WHAT YOU HAVE TO DO: Pictures do not belong in the copy; quote every entry below exactly.

GIVEN RECORDS:
(begin)

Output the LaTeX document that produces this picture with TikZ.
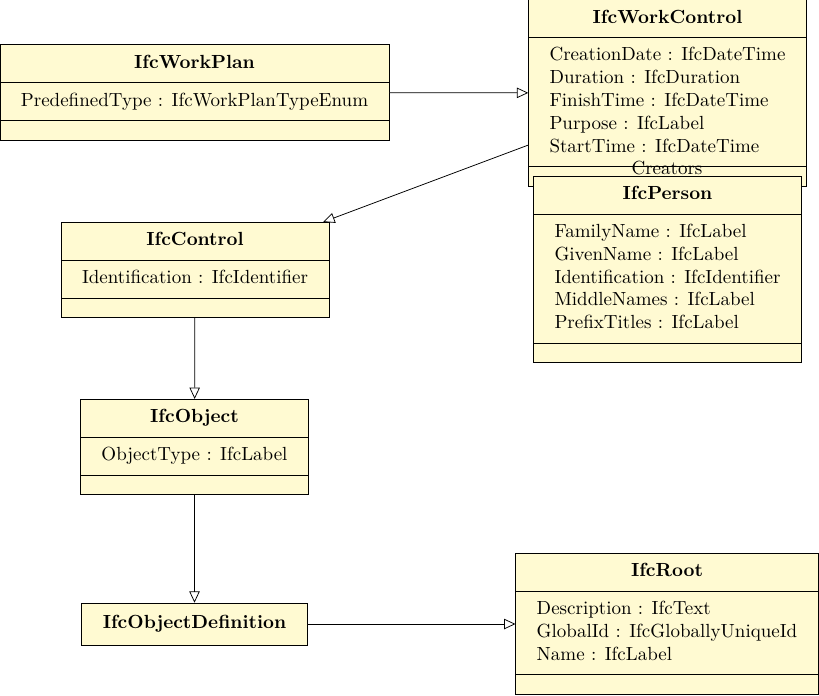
\documentclass[tikz,border=0pt]{standalone}
\usepackage{tikz}
\usepackage{amsmath}
\usepackage{xcolor}
\usetikzlibrary{shapes.multipart,arrows.meta}

\definecolor{classfill}{RGB}{255,250,210}
\newcommand{\attrs}[1]{\begin{tabular}{@{}l@{}}#1\end{tabular}}
\newcommand{\cname}[1]{\strut\textbf{#1}}
\newcommand{\noops}{\phantom{\rule{0.01pt}{2.5pt}}}

\begin{document}
\begin{tikzpicture}[x=0.5263pt, y=-0.5263pt,
    umlclass/.style={draw, fill=classfill, rectangle split, rectangle split parts=3,
        rectangle split part align={center,left,left},
        inner xsep=11pt, inner ysep=3.75pt},
    umlplain/.style={draw, fill=classfill, rectangle, inner xsep=11pt, minimum height=22pt},
    inherit/.style={-{Triangle[open, length=6pt, width=5.5pt]}, fill=white}]
    \useasboundingbox (0,0) rectangle (819,695);
    % Classes
    \node[umlclass] (workplan) at (194.5,92.5) {\cname{IfcWorkPlan}
        \nodepart{two}\attrs{PredefinedType : IfcWorkPlanTypeEnum}
        \nodepart{three}\noops};
    \node[umlclass] (workcontrol) at (667.5,93) {\cname{IfcWorkControl}
        \nodepart{two}\attrs{CreationDate : IfcDateTime\\Duration : IfcDuration\\FinishTime : IfcDateTime\\Purpose : IfcLabel\\StartTime : IfcDateTime}
        \nodepart{three}\noops};
    \node (creators) at (667,168) {Creators};
    \node[umlclass] (person) at (667.5,269.5) {\cname{IfcPerson}
        \nodepart{two}\attrs{FamilyName : IfcLabel\\GivenName : IfcLabel\\Identification : IfcIdentifier\\MiddleNames : IfcLabel\\PrefixTitles : IfcLabel}
        \nodepart{three}\noops};
    \node[umlclass] (control) at (195,270) {\cname{IfcControl}
        \nodepart{two}\attrs{Identification : IfcIdentifier}
        \nodepart{three}\noops};
    \node[umlclass] (object) at (194.5,447) {\cname{IfcObject}
        \nodepart{two}\attrs{ObjectType : IfcLabel}
        \nodepart{three}\noops};
    \node[umlplain] (objdef) at (194.5,624) {\textbf{IfcObjectDefinition}};
    \node[umlclass] (root) at (667,624) {\cname{IfcRoot}
        \nodepart{two}\attrs{Description : IfcText\\GlobalId : IfcGloballyUniqueId\\Name : IfcLabel}
        \nodepart{three}\noops};

    % Inheritance
    \draw[inherit] (workplan) -- (workcontrol);
    \draw[inherit] (workcontrol) -- (control);
    \draw[inherit] (control) -- (object);
    \draw[inherit] (object) -- (objdef);
    \draw[inherit] (objdef) -- (root);
\end{tikzpicture}
\end{document}
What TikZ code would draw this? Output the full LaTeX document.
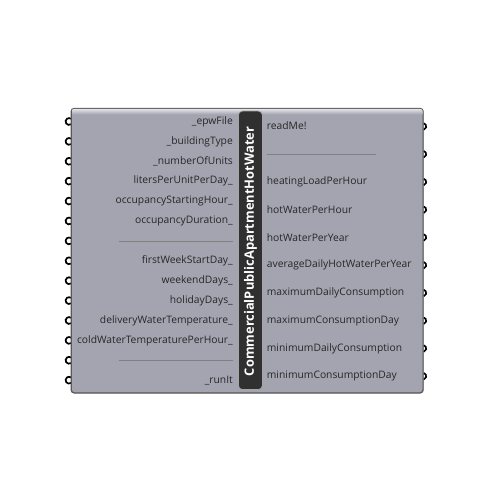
\documentclass[tikz,border=0pt]{standalone}
\usepackage{fontspec}
\setmainfont{Open Sans}
\begin{document}
\begin{tikzpicture}[x=1pt,y=-1pt,
  lbl/.style={font=\fontsize{10.3}{11}\selectfont, text=black!85, inner sep=0pt},
  port/.style={line width=1.7pt, draw=black},
  divider/.style={draw=black!50, line width=0.8pt}]
\definecolor{boxfill}{RGB}{164,164,177}
\definecolor{boxtop}{RGB}{225,225,230}
\definecolor{barfill}{RGB}{48,48,48}
\useasboundingbox[fill=white] (0,0) rectangle (500,500);
% input ports
\foreach \i in {0,...,13}{
  \pgfmathsetmacro\yy{121.5+\i*19.9}
  \draw[port] (69,\yy) ++(55:3.4) arc[start angle=55,end angle=305,radius=3.4];
}
% output ports
\foreach \i in {0,...,9}{
  \pgfmathsetmacro\yy{126.5+\i*27.75}
  \draw[port] (422.8,\yy) ++(-75:3.4) arc[start angle=-75,end angle=75,radius=3.4];
}
% main box
\node[draw=black!65, line width=0.8pt, rounded corners=3pt, fill=boxfill,
  minimum width=351.5pt, minimum height=284pt, inner sep=0pt, anchor=north west] (box) at (71,108.3) {};
\shade[top color=boxtop, bottom color=boxfill] ([xshift=1pt,yshift=-0.8pt]box.north west) rectangle ([xshift=-1pt,yshift=-6pt]box.north east);
\draw[black!65, line width=0.8pt, rounded corners=3pt] (box.north west) rectangle (box.south east);
% title bar
\node[draw=black!35, line width=0.8pt, rounded corners=4pt, fill=barfill,
  minimum width=24pt, minimum height=278.5pt, inner sep=0pt, anchor=north west] (bar) at (238,110.7) {};
\node[rotate=90, text=white, font=\fontsize{12.9}{14}\bfseries\selectfont, inner sep=0pt] (title) at ([yshift=-1pt]bar.center) {CommercialPublicApartmentHotWater};
% inputs
\def\inx{233}
\node[lbl, anchor=east] (i1) at (\inx,121.5) {\_epwFile};
\node[lbl, anchor=east] (i2) at (\inx,141.4) {\_buildingType};
\node[lbl, anchor=east] (i3) at (\inx,161.3) {\_numberOfUnits};
\node[lbl, anchor=east] (i4) at (\inx,181.2) {litersPerUnitPerDay\_};
\node[lbl, anchor=east] (i5) at (\inx,201.1) {occupancyStartingHour\_};
\node[lbl, anchor=east] (i6) at (\inx,221.0) {occupancyDuration\_};
\draw[divider] (119,240.9) -- (232.7,240.9);
\node[lbl, anchor=east] (i8) at (\inx,260.8) {firstWeekStartDay\_};
\node[lbl, anchor=east] (i9) at (\inx,280.7) {weekendDays\_};
\node[lbl, anchor=east] (i10) at (\inx,300.6) {holidayDays\_};
\node[lbl, anchor=east] (i11) at (\inx,320.5) {deliveryWaterTemperature\_};
\node[lbl, anchor=east] (i12) at (\inx,340.4) {coldWaterTemperaturePerHour\_};
\draw[divider] (119,360.3) -- (232.7,360.3);
\node[lbl, anchor=east] (i14) at (\inx,380.2) {\_runIt};
% outputs
\def\outx{266.7}
\node[lbl, anchor=west] (o1) at (\outx,125.5) {readMe!};
\draw[divider] (266.7,154.25) -- (375.7,154.25);
\node[lbl, anchor=west] (o3) at (\outx,182.0) {heatingLoadPerHour};
\node[lbl, anchor=west] (o4) at (\outx,209.75) {hotWaterPerHour};
\node[lbl, anchor=west] (o5) at (\outx,237.5) {hotWaterPerYear};
\node[lbl, anchor=west] (o6) at (\outx,265.25) {averageDailyHotWaterPerYear};
\node[lbl, anchor=west] (o7) at (\outx,293.0) {maximumDailyConsumption};
\node[lbl, anchor=west] (o8) at (\outx,320.75) {maximumConsumptionDay};
\node[lbl, anchor=west] (o9) at (\outx,348.5) {minimumDailyConsumption};
\node[lbl, anchor=west] (o10) at (\outx,376.25) {minimumConsumptionDay};
\end{tikzpicture}
\end{document}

(end)

RESULT OF THE EXERCISE:
Output the LaTeX document that produces this picture with TikZ.
\documentclass[tikz,border=0pt]{standalone}
\usepackage{tikz}
\usepackage{amsmath}
\usepackage{xcolor}
\usetikzlibrary{shapes.multipart,arrows.meta}

\definecolor{classfill}{RGB}{255,250,210}
\newcommand{\attrs}[1]{\begin{tabular}{@{}l@{}}#1\end{tabular}}
\newcommand{\cname}[1]{\strut\textbf{#1}}
\newcommand{\noops}{\phantom{\rule{0.01pt}{2.5pt}}}

\begin{document}
\begin{tikzpicture}[x=0.5263pt, y=-0.5263pt,
    umlclass/.style={draw, fill=classfill, rectangle split, rectangle split parts=3,
        rectangle split part align={center,left,left},
        inner xsep=11pt, inner ysep=3.75pt},
    umlplain/.style={draw, fill=classfill, rectangle, inner xsep=11pt, minimum height=22pt},
    inherit/.style={-{Triangle[open, length=6pt, width=5.5pt]}, fill=white}]
    \useasboundingbox (0,0) rectangle (819,695);
    % Classes
    \node[umlclass] (workplan) at (194.5,92.5) {\cname{IfcWorkPlan}
        \nodepart{two}\attrs{PredefinedType : IfcWorkPlanTypeEnum}
        \nodepart{three}\noops};
    \node[umlclass] (workcontrol) at (667.5,93) {\cname{IfcWorkControl}
        \nodepart{two}\attrs{CreationDate : IfcDateTime\\Duration : IfcDuration\\FinishTime : IfcDateTime\\Purpose : IfcLabel\\StartTime : IfcDateTime}
        \nodepart{three}\noops};
    \node (creators) at (667,168) {Creators};
    \node[umlclass] (person) at (667.5,269.5) {\cname{IfcPerson}
        \nodepart{two}\attrs{FamilyName : IfcLabel\\GivenName : IfcLabel\\Identification : IfcIdentifier\\MiddleNames : IfcLabel\\PrefixTitles : IfcLabel}
        \nodepart{three}\noops};
    \node[umlclass] (control) at (195,270) {\cname{IfcControl}
        \nodepart{two}\attrs{Identification : IfcIdentifier}
        \nodepart{three}\noops};
    \node[umlclass] (object) at (194.5,447) {\cname{IfcObject}
        \nodepart{two}\attrs{ObjectType : IfcLabel}
        \nodepart{three}\noops};
    \node[umlplain] (objdef) at (194.5,624) {\textbf{IfcObjectDefinition}};
    \node[umlclass] (root) at (667,624) {\cname{IfcRoot}
        \nodepart{two}\attrs{Description : IfcText\\GlobalId : IfcGloballyUniqueId\\Name : IfcLabel}
        \nodepart{three}\noops};

    % Inheritance
    \draw[inherit] (workplan) -- (workcontrol);
    \draw[inherit] (workcontrol) -- (control);
    \draw[inherit] (control) -- (object);
    \draw[inherit] (object) -- (objdef);
    \draw[inherit] (objdef) -- (root);
\end{tikzpicture}
\end{document}
What TikZ code would draw this? Output the full LaTeX document.
\documentclass[tikz,border=0pt]{standalone}
\usepackage{fontspec}
\setmainfont{Open Sans}
\begin{document}
\begin{tikzpicture}[x=1pt,y=-1pt,
  lbl/.style={font=\fontsize{10.3}{11}\selectfont, text=black!85, inner sep=0pt},
  port/.style={line width=1.7pt, draw=black},
  divider/.style={draw=black!50, line width=0.8pt}]
\definecolor{boxfill}{RGB}{164,164,177}
\definecolor{boxtop}{RGB}{225,225,230}
\definecolor{barfill}{RGB}{48,48,48}
\useasboundingbox[fill=white] (0,0) rectangle (500,500);
% input ports
\foreach \i in {0,...,13}{
  \pgfmathsetmacro\yy{121.5+\i*19.9}
  \draw[port] (69,\yy) ++(55:3.4) arc[start angle=55,end angle=305,radius=3.4];
}
% output ports
\foreach \i in {0,...,9}{
  \pgfmathsetmacro\yy{126.5+\i*27.75}
  \draw[port] (422.8,\yy) ++(-75:3.4) arc[start angle=-75,end angle=75,radius=3.4];
}
% main box
\node[draw=black!65, line width=0.8pt, rounded corners=3pt, fill=boxfill,
  minimum width=351.5pt, minimum height=284pt, inner sep=0pt, anchor=north west] (box) at (71,108.3) {};
\shade[top color=boxtop, bottom color=boxfill] ([xshift=1pt,yshift=-0.8pt]box.north west) rectangle ([xshift=-1pt,yshift=-6pt]box.north east);
\draw[black!65, line width=0.8pt, rounded corners=3pt] (box.north west) rectangle (box.south east);
% title bar
\node[draw=black!35, line width=0.8pt, rounded corners=4pt, fill=barfill,
  minimum width=24pt, minimum height=278.5pt, inner sep=0pt, anchor=north west] (bar) at (238,110.7) {};
\node[rotate=90, text=white, font=\fontsize{12.9}{14}\bfseries\selectfont, inner sep=0pt] (title) at ([yshift=-1pt]bar.center) {CommercialPublicApartmentHotWater};
% inputs
\def\inx{233}
\node[lbl, anchor=east] (i1) at (\inx,121.5) {\_epwFile};
\node[lbl, anchor=east] (i2) at (\inx,141.4) {\_buildingType};
\node[lbl, anchor=east] (i3) at (\inx,161.3) {\_numberOfUnits};
\node[lbl, anchor=east] (i4) at (\inx,181.2) {litersPerUnitPerDay\_};
\node[lbl, anchor=east] (i5) at (\inx,201.1) {occupancyStartingHour\_};
\node[lbl, anchor=east] (i6) at (\inx,221.0) {occupancyDuration\_};
\draw[divider] (119,240.9) -- (232.7,240.9);
\node[lbl, anchor=east] (i8) at (\inx,260.8) {firstWeekStartDay\_};
\node[lbl, anchor=east] (i9) at (\inx,280.7) {weekendDays\_};
\node[lbl, anchor=east] (i10) at (\inx,300.6) {holidayDays\_};
\node[lbl, anchor=east] (i11) at (\inx,320.5) {deliveryWaterTemperature\_};
\node[lbl, anchor=east] (i12) at (\inx,340.4) {coldWaterTemperaturePerHour\_};
\draw[divider] (119,360.3) -- (232.7,360.3);
\node[lbl, anchor=east] (i14) at (\inx,380.2) {\_runIt};
% outputs
\def\outx{266.7}
\node[lbl, anchor=west] (o1) at (\outx,125.5) {readMe!};
\draw[divider] (266.7,154.25) -- (375.7,154.25);
\node[lbl, anchor=west] (o3) at (\outx,182.0) {heatingLoadPerHour};
\node[lbl, anchor=west] (o4) at (\outx,209.75) {hotWaterPerHour};
\node[lbl, anchor=west] (o5) at (\outx,237.5) {hotWaterPerYear};
\node[lbl, anchor=west] (o6) at (\outx,265.25) {averageDailyHotWaterPerYear};
\node[lbl, anchor=west] (o7) at (\outx,293.0) {maximumDailyConsumption};
\node[lbl, anchor=west] (o8) at (\outx,320.75) {maximumConsumptionDay};
\node[lbl, anchor=west] (o9) at (\outx,348.5) {minimumDailyConsumption};
\node[lbl, anchor=west] (o10) at (\outx,376.25) {minimumConsumptionDay};
\end{tikzpicture}
\end{document}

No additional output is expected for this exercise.